I’m used to the boats, I’ve been travelling on them since my first year of life, all 47 of them now! In my younger days we crossed a very treacherous sea in small, open boats with outboard engines that defined our childhoods; they taught us to trust in the skipper and honour the sea. When I was seven or eight, on one particular crossing back to the mainland, the small open boat was caught in the ebb and we were thrown, literally, into significant danger. I was young, but old enough to understand we were in trouble when the priest, who was travelling over with us, asked us all to say the rosary. I distinctly remember feeling no fear, none at all, just a grounded sense of what is going to happen will happen. On reflection it seems like a very cemented response and I always try and cling on to that emotion when I’m not so calm in my surroundings. As it was, despite the really close call, we made it in safely.

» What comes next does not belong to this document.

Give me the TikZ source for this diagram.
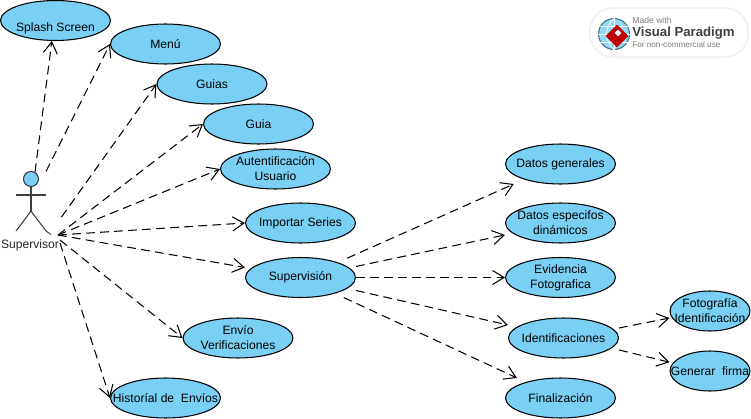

I was thinking about that experience when I boarded the ferry in Larne last night. The skipper announced that the winds were reaching gale force and that it would be a very difficult crossing. I held my breath for just a second, not scared for my safety but dreading the onset of sea sickness. I needn’t have worried, the journey was quite special.
There was still light in the sky when we made the crossing on the channel and the sea was majestic. Watching it made me realise how much it mirrored life. The waves are like people, some large and dominating, some small and yet all the while significant, all pushing and pulling and climbing and falling, trying to make their way to somewhere, changing direction when the options are limited, forging forward when the opportunities arise. It was quite something, seeing life on a vast chart in front of me. I don’t really make goals or strive to achieve long term ambitions, I just try and use each day as best I can. Like the waves.
Driving up the road from Cairnryan I noticed that the night sky was a brilliant blue with bright white clouds crashing the scene like the crest of waves, the scene above absolutely mirroring the sea swirling below. There’s always a path ahead and sometimes the one we land on might be unexpected but it’s there for the taking. Another birthday and this was spent surrounded by new life and pride.
I guess on reflection I am reflecting but I have every reason too. Hope your year has been challenging and rewarding too.